**DATA SECTION**.
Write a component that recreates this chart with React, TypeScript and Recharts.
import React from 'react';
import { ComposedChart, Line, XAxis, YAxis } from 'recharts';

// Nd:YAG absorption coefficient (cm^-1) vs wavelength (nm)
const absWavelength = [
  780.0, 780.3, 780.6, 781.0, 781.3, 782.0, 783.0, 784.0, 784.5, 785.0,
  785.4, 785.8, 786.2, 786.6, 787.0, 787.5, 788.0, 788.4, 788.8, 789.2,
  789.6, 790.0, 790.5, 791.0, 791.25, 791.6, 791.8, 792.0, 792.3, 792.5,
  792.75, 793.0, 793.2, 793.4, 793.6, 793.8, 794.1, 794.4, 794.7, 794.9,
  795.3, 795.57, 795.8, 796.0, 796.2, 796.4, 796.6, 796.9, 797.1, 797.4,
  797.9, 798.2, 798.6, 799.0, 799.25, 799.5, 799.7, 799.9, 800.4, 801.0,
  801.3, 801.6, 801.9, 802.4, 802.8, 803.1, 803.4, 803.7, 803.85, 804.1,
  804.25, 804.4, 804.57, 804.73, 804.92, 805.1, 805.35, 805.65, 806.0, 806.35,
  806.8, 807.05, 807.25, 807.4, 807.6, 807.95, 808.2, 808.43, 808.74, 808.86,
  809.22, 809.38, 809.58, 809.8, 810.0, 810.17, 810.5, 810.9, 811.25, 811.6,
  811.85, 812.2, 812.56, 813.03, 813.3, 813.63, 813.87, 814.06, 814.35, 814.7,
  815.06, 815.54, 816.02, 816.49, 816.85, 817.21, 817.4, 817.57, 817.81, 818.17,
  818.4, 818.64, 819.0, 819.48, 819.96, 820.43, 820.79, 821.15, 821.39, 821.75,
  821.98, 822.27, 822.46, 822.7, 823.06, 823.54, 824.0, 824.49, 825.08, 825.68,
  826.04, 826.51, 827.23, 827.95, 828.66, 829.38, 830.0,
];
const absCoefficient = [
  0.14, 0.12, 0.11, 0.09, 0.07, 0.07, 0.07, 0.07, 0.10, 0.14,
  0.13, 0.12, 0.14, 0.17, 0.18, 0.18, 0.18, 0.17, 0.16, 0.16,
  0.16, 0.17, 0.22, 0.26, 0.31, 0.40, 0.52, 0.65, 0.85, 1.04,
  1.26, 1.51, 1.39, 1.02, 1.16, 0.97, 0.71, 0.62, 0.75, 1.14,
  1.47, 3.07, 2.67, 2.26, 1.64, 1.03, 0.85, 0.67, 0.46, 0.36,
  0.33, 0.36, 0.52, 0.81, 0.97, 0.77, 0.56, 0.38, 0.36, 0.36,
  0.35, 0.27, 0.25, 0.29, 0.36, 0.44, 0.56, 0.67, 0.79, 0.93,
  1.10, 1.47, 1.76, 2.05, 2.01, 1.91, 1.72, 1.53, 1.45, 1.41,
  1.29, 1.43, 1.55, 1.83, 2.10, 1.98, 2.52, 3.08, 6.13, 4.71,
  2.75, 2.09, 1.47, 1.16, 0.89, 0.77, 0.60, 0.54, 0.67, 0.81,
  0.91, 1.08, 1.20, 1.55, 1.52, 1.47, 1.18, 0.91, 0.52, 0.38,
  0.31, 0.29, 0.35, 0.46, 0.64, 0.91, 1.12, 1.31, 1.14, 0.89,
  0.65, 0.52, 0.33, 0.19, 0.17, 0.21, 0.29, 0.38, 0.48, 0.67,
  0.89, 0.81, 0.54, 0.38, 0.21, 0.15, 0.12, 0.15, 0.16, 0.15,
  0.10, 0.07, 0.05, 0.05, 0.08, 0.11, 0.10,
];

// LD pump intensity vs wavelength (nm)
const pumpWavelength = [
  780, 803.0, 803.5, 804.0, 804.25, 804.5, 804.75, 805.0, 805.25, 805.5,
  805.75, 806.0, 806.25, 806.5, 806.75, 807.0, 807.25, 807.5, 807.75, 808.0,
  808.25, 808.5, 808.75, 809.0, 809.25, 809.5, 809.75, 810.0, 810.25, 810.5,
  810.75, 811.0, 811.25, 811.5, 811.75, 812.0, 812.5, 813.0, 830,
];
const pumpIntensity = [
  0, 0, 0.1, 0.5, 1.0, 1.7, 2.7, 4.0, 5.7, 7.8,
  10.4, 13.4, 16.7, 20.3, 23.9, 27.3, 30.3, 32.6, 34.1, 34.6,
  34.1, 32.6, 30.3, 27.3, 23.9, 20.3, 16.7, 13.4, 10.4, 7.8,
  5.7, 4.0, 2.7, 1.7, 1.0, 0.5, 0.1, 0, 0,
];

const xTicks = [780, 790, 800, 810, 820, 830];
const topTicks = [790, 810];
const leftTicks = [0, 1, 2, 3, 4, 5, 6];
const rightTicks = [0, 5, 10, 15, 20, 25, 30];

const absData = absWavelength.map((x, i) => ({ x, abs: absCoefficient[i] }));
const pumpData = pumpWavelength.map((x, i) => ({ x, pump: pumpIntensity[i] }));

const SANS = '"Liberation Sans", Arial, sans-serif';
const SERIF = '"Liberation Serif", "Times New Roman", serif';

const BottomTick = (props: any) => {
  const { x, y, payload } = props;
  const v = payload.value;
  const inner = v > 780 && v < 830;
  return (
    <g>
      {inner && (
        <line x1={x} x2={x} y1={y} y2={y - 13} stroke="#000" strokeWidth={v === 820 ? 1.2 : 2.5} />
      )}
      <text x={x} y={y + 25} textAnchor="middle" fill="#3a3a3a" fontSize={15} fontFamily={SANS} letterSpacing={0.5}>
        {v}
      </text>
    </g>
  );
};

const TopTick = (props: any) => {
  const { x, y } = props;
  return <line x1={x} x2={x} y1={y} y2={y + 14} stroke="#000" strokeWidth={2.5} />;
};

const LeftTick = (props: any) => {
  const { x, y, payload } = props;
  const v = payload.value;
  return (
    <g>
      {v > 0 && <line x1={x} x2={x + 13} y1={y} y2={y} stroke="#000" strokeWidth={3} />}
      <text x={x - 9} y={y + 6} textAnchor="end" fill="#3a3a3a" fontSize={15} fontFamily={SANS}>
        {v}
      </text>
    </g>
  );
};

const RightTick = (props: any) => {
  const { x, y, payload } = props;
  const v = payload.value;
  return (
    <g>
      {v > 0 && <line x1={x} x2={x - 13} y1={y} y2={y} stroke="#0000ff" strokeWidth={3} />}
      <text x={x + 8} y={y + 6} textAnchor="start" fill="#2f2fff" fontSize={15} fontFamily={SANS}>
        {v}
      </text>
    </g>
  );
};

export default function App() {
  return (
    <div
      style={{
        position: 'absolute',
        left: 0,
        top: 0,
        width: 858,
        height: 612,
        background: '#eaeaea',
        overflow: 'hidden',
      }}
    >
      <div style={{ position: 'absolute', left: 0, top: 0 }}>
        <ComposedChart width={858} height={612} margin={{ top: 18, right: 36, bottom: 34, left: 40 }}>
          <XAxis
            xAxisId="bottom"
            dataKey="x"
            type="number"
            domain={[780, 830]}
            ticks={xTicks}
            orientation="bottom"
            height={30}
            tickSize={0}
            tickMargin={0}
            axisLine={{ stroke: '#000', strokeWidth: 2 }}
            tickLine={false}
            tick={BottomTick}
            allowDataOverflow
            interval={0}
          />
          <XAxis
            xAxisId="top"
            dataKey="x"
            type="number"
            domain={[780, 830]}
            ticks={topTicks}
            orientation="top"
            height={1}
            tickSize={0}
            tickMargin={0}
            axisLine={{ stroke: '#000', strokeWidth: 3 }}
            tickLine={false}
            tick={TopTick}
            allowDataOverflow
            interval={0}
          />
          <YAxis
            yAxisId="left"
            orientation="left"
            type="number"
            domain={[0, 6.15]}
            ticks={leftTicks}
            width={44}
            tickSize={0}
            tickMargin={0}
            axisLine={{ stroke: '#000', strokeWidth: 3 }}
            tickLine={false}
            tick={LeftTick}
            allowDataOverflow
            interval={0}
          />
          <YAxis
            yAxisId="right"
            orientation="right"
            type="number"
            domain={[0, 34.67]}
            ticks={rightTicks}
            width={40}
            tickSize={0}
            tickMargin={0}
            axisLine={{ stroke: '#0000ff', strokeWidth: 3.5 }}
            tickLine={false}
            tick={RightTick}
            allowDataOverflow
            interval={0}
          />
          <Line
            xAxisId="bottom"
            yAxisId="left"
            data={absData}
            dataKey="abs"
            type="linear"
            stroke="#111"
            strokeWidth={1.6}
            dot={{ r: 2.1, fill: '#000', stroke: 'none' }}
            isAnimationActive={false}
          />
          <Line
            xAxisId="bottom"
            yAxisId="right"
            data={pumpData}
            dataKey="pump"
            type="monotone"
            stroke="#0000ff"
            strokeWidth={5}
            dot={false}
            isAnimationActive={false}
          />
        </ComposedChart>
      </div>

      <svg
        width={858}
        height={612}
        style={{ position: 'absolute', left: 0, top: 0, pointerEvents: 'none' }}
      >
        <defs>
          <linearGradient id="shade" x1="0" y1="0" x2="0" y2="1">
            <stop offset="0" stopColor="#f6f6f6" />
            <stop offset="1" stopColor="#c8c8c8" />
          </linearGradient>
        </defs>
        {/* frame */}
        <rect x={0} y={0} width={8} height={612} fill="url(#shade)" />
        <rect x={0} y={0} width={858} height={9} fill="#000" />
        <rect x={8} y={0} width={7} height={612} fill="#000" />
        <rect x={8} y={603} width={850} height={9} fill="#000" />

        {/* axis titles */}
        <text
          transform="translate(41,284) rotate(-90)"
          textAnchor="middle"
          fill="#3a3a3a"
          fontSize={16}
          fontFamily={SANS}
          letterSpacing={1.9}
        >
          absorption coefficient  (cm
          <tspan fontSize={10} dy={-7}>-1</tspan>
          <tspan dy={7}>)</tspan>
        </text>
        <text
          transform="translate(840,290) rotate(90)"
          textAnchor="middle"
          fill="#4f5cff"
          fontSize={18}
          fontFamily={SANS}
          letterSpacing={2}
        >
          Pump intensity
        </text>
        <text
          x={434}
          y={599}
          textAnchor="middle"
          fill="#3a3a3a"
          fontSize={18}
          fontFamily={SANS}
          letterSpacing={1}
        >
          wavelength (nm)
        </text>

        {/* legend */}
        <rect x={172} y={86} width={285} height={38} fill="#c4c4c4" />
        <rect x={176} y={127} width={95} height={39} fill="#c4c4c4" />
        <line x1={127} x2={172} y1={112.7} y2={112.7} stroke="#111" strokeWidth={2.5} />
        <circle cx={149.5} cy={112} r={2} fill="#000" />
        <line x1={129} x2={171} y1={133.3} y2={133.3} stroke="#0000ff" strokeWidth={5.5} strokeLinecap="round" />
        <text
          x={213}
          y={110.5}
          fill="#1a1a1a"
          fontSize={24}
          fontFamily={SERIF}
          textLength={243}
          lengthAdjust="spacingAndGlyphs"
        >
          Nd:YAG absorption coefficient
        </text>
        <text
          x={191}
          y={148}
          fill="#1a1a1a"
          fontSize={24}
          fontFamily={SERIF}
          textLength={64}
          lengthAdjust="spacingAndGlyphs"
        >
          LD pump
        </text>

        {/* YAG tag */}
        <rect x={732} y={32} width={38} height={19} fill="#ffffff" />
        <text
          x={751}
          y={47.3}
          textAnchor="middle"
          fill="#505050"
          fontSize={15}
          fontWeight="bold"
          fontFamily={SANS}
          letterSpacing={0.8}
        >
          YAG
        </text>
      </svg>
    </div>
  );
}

**STATED PROBLEM**. Scan the listing above for the word "React" and copy every line that holds it.

**ANSWER FOR THIS EXERCISE**.
Write a component that recreates this chart with React, TypeScript and Recharts.
import React from 'react';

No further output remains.